During the Berlin airlift in 1948 a gesture by US pilots – dropping candy in little parachutes – drew a huge response from children. The pilot credited with starting the airdrop of sweets, Gail Halvorsen, recalls how the gesture to children in the former enemy country went a long way in building US-German friendship.
The children of West Berlin knew exactly when Uncle Wiggly Wings would come.
They would sometimes wait for hours by the airport gate until his DC-4 appeared – wiggling its wings. It was the signal that Gail Halvorsen had arrived.
As Halvorsen’s plane approached little parachutes dropped from the sky with candy attached.
The gesture by a US officer helped make the Berlin airlift popular around the world and served to help re-establish German-American friendship only a few years after the end of World War II. In the process it gave Halvorsen the Uncle Wiggly Wings nickname, which still makes him proud.
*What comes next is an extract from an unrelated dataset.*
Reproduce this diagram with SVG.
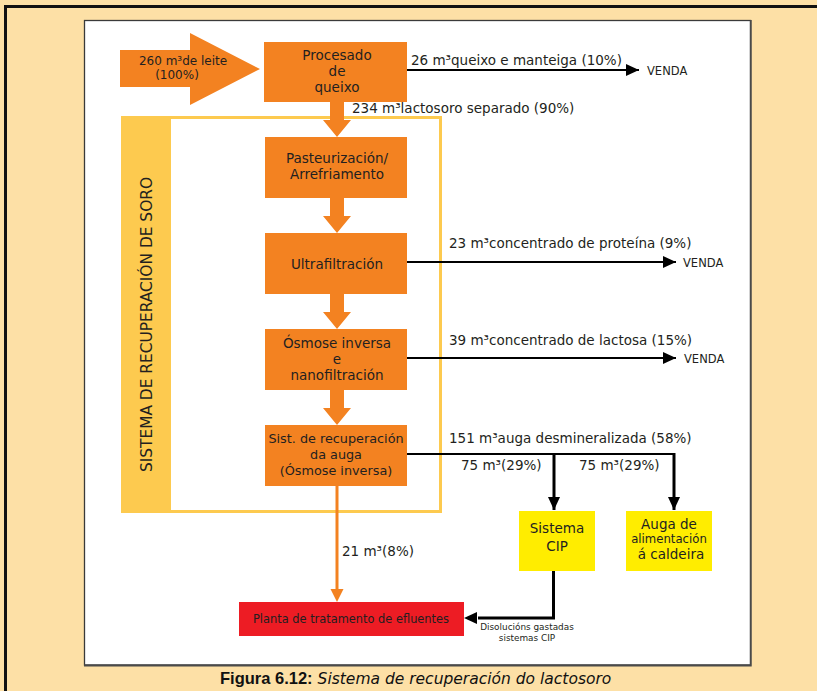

Today Halvorsen, who turns 95 on Saturday, lives on a farm in Utah.
“I’m doing great,” the man who was also known as the Candy Bomber tells dpa. He hikes and rides his horse most every day. He travels too, even to Germany. “Berlin is my second home,” he says – in German.
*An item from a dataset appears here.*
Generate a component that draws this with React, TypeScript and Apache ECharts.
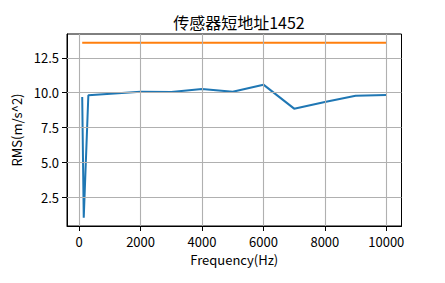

Nearly 70 years ago he belonged to a group of pilots who supplied West Berlin with food and other essentials on a daily basis after the Russians attempted to starve out the city by blockading the roads leading into it.
The Cold War had begun, living conditions in Berlin were tough and food was scarce.
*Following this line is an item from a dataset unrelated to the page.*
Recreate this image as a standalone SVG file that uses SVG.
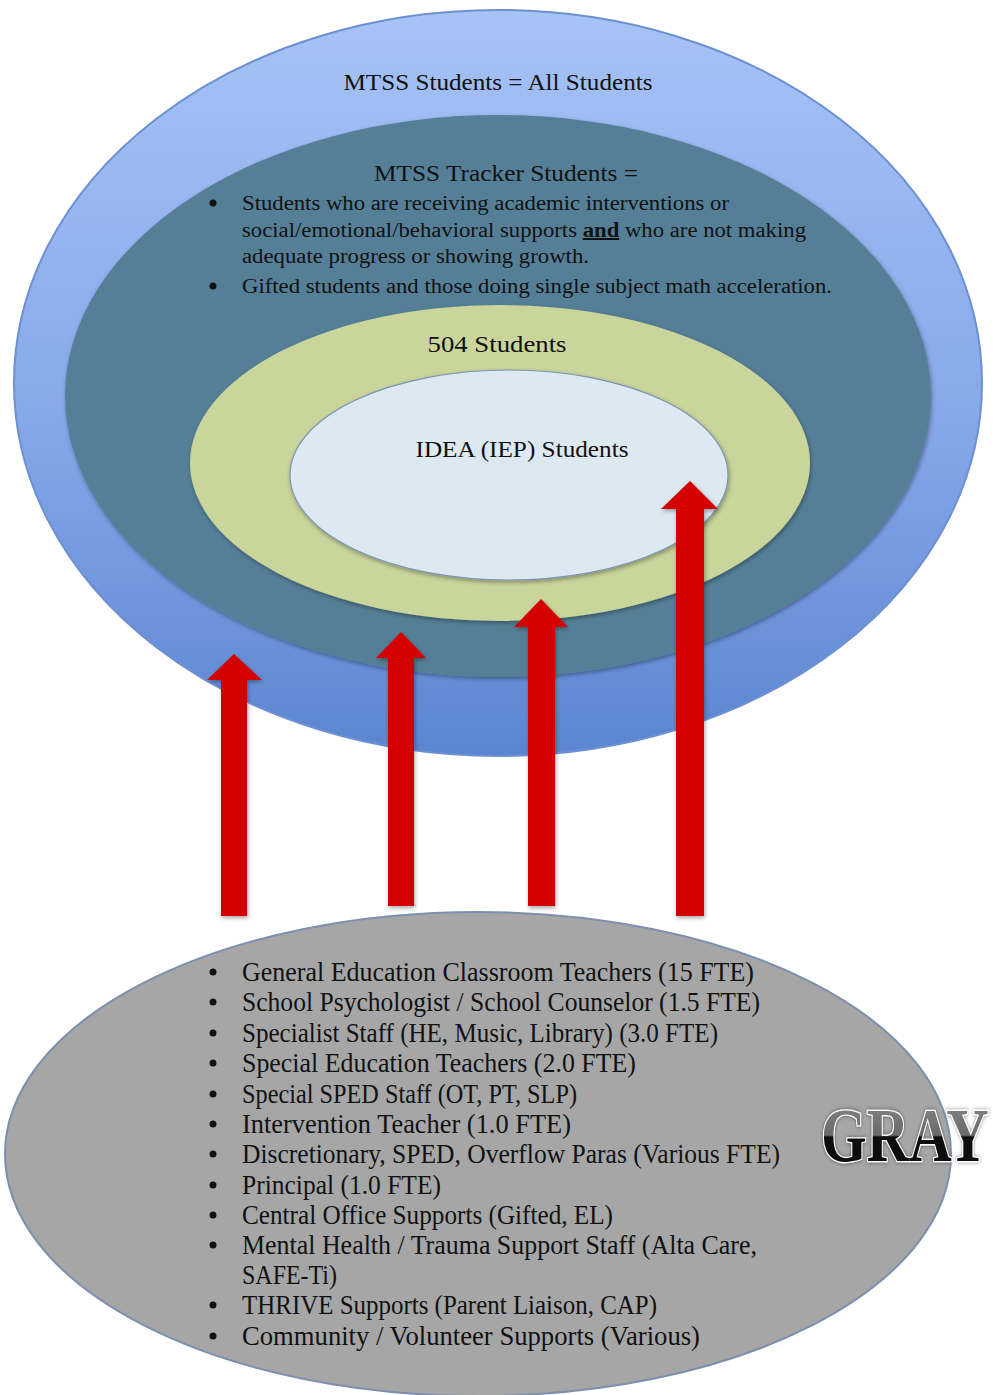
<svg xmlns="http://www.w3.org/2000/svg" width="1005" height="1395" viewBox="0 0 1005 1395">
  <defs>
    <linearGradient id="outerFill" x1="0" y1="0" x2="0" y2="1">
      <stop offset="0" stop-color="#a7c3f6"/>
      <stop offset="0.55" stop-color="#86a8ea"/>
      <stop offset="1" stop-color="#5b85d0"/>
    </linearGradient>
    <linearGradient id="grayText" x1="0" y1="0" x2="0" y2="1">
      <stop offset="0" stop-color="#8a8a8a"/>
      <stop offset="0.5" stop-color="#6a6a6a"/>
      <stop offset="0.52" stop-color="#111"/>
      <stop offset="1" stop-color="#000"/>
    </linearGradient>
    <filter id="shadow" x="-10%" y="-10%" width="120%" height="120%">
      <feDropShadow dx="1" dy="2" stdDeviation="2" flood-color="#000" flood-opacity="0.35"/>
    </filter>
    <filter id="glow" x="-2%" y="-10%" width="104%" height="120%">
      <feDropShadow dx="0" dy="0" stdDeviation="1.6" flood-color="#000" flood-opacity="0.5"/>
    </filter>
  </defs>
  <style>
    .lbl { font-family: "Liberation Serif", "DejaVu Serif", serif; fill: #111; }
    .list { font-family: "Liberation Serif", "DejaVu Serif", serif; font-size: 27px; fill: #111; }
    .bul { font-family: "Liberation Serif", serif; font-size: 20px; fill: #111; }
    .arrow { fill: #d40000; filter: url(#shadow); }
  </style>

  <rect width="1005" height="1395" fill="#ffffff"/>

  <g id="mtss-all">
    <ellipse cx="498" cy="383" rx="484" ry="373" fill="url(#outerFill)" stroke="#6d90d2" stroke-width="2"/>
    <text class="lbl" x="498" y="90" font-size="24" text-anchor="middle" textLength="309" lengthAdjust="spacingAndGlyphs">MTSS Students = All Students</text>
  </g>

  <g id="mtss-tracker">
    <ellipse cx="498" cy="396" rx="433" ry="281" fill="#557f97" filter="url(#shadow)"/>
    <text class="lbl" x="506" y="181" font-size="24" text-anchor="middle" textLength="264" lengthAdjust="spacingAndGlyphs">MTSS Tracker Students =</text>
    <g class="bul">
      <circle cx="213" cy="203" r="3.5" fill="#111"/>
      <text x="242" y="210" textLength="487" lengthAdjust="spacingAndGlyphs">Students who are receiving academic interventions or</text>
      <text x="242" y="237" textLength="564" lengthAdjust="spacingAndGlyphs">social/emotional/behavioral supports <tspan font-weight="bold" text-decoration="underline">and</tspan> who are not making</text>
      <text x="242" y="263" textLength="347" lengthAdjust="spacingAndGlyphs">adequate progress or showing growth.</text>
      <circle cx="213" cy="286" r="3.5" fill="#111"/>
      <text x="242" y="293" textLength="590" lengthAdjust="spacingAndGlyphs">Gifted students and those doing single subject math acceleration.</text>
    </g>
  </g>

  <g id="students-504">
    <ellipse cx="500" cy="463" rx="310" ry="158" fill="#c9d59b" filter="url(#shadow)"/>
    <text class="lbl" x="497" y="352" font-size="24" text-anchor="middle" textLength="139" lengthAdjust="spacingAndGlyphs">504 Students</text>
  </g>

  <g id="idea-iep">
    <ellipse cx="509" cy="475" rx="219" ry="105" fill="#dde9f1" stroke="#7b94b4" stroke-width="1.2" filter="url(#shadow)"/>
    <text class="lbl" x="522" y="457" font-size="24" text-anchor="middle" textLength="213" lengthAdjust="spacingAndGlyphs">IDEA (IEP) Students</text>
  </g>

  <g id="supports">
    <ellipse cx="478" cy="1154" rx="473" ry="242" fill="#a6a6a6" stroke="#7d8fae" stroke-width="2"/>
    <g class="list">
      <circle cx="213" cy="972" r="3.5" fill="#111"/>
      <text x="242" y="981" textLength="512" lengthAdjust="spacingAndGlyphs">General Education Classroom Teachers (15 FTE)</text>
      <circle cx="213" cy="1002" r="3.5" fill="#111"/>
      <text x="242" y="1011" textLength="518" lengthAdjust="spacingAndGlyphs">School Psychologist / School Counselor (1.5 FTE)</text>
      <circle cx="213" cy="1033" r="3.5" fill="#111"/>
      <text x="242" y="1042" textLength="476" lengthAdjust="spacingAndGlyphs">Specialist Staff (HE, Music, Library) (3.0 FTE)</text>
      <circle cx="213" cy="1063" r="3.5" fill="#111"/>
      <text x="242" y="1072" textLength="394" lengthAdjust="spacingAndGlyphs">Special Education Teachers (2.0 FTE)</text>
      <circle cx="213" cy="1094" r="3.5" fill="#111"/>
      <text x="242" y="1103" textLength="335" lengthAdjust="spacingAndGlyphs">Special SPED Staff (OT, PT, SLP)</text>
      <circle cx="213" cy="1124" r="3.5" fill="#111"/>
      <text x="242" y="1133" textLength="329" lengthAdjust="spacingAndGlyphs">Intervention Teacher (1.0 FTE)</text>
      <circle cx="213" cy="1154" r="3.5" fill="#111"/>
      <text x="242" y="1163" textLength="538" lengthAdjust="spacingAndGlyphs">Discretionary, SPED, Overflow Paras (Various FTE)</text>
      <circle cx="213" cy="1185" r="3.5" fill="#111"/>
      <text x="242" y="1194" textLength="199" lengthAdjust="spacingAndGlyphs">Principal (1.0 FTE)</text>
      <circle cx="213" cy="1215" r="3.5" fill="#111"/>
      <text x="242" y="1224" textLength="371" lengthAdjust="spacingAndGlyphs">Central Office Supports (Gifted, EL)</text>
      <circle cx="213" cy="1245" r="3.5" fill="#111"/>
      <text x="242" y="1254" textLength="515" lengthAdjust="spacingAndGlyphs">Mental Health / Trauma Support Staff (Alta Care,</text>
      <text x="242" y="1284" textLength="95" lengthAdjust="spacingAndGlyphs">SAFE-Ti)</text>
      <circle cx="213" cy="1305" r="3.5" fill="#111"/>
      <text x="242" y="1314" textLength="415" lengthAdjust="spacingAndGlyphs">THRIVE Supports (Parent Liaison, CAP)</text>
      <circle cx="213" cy="1336" r="3.5" fill="#111"/>
      <text x="242" y="1345" textLength="458" lengthAdjust="spacingAndGlyphs">Community / Volunteer Supports (Various)</text>
    </g>
  </g>

  <g id="connectors">
    <path class="arrow" d="M221,916 V680 H207 L234,654 L262,680 H247 V916 Z"/>
    <path class="arrow" d="M388,906 V658 H376 L401,632 L426,658 H414 V906 Z"/>
    <path class="arrow" d="M528,906 V627 H514 L541,599 L568,627 H555 V906 Z"/>
    <path class="arrow" d="M676,916 V509 H661 L690,481 L718,509 H704 V916 Z"/>
  </g>

  <g id="gray-title" transform="translate(821,1161) scale(0.98,1.27)">
    <text x="0" y="0" font-family="Liberation Serif, serif" font-weight="bold" font-size="60" fill="url(#grayText)" stroke="#ffffff" stroke-width="2" paint-order="stroke" filter="url(#glow)">GRAY</text>
  </g>
</svg>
“One day there were some children on the gate of the Tempelhof Airport,” Halvorsen recalls. “I wanted to give them some candy. They hadn’t seen such a thing in years.”
But Halvorsen, a first lieutenant in the Army Air Corps, didn’t have enough. He promised to come back, but when the children asked how they would recognize his plane, Halvorsen answered: “I’ll wiggle my wings.”
The next day he kept his word and wiggled the wings of his plane to identify himself. Then before landing at Tempelhof he tossed out small parachutes he had fashioned from his handkerchiefs, each one with a piece of candy attached.
Word of the airborne candy spread fast, and the flock of waiting children grew ever larger.
Halvorsen’s comrades joined in and more and more mini-parachutes dropped from the American planes. Eventually his superiors became involved, and in the process the action took on a larger, political dimension.
Soon thousands of US children were donating their own candy and attaching them to small parachutes.
To the children in Berlin the sweet treats provided a glimmer of hope that someone cared about them. It became known as Operation Little Vittles, a humanitarian mission that continued for 15 months.
Halvorsen wanted to expand the candy drop to children who lived in East Berlin because they had even less, “but the Russians didn’t like it,” and his superiors forbade it.
All the more for the children of West Berlin: more than 23 tonnes of sweets were dropped during the air lift.
Of course it was not a given that the Americans would behave this way.
“The war was just over,” Halvorsen noted. And then there were memories of his best friend Conrad whom he had taught to fly. Conrad was shot down and killed by the Germans. “The same Germans I now provided with food.”
But as Halvorsen got to know more Germans, he eventually said to himself: “Aren’t all people the same? They all want one thing most and that’s peace.”
Halvorsen considers the airlift the most significant event of his life, though other achievements came later, including a period as the commander of Tempelhof Airport – the very place he landed his DC-4 during the airlift.
Halvorsen dons his old officer’s jacket – many of the decorations on it come from Germany – as he prepares for a trip out of Spanish Fork for his 95th birthday. He spends winters in Arizona, which is warmer than Utah.
“I love being over there,” he says, referring to Germany. “The people are so friendly, and, yes, still very grateful.” But it is almost embarrassing to him that there are schools there named after him.
His attention these days is turned toward a different group of children.
“I have 24 grandchildren and 43 great-grandchildren,” he said. “Trust me, there’s no such thing as boredom!”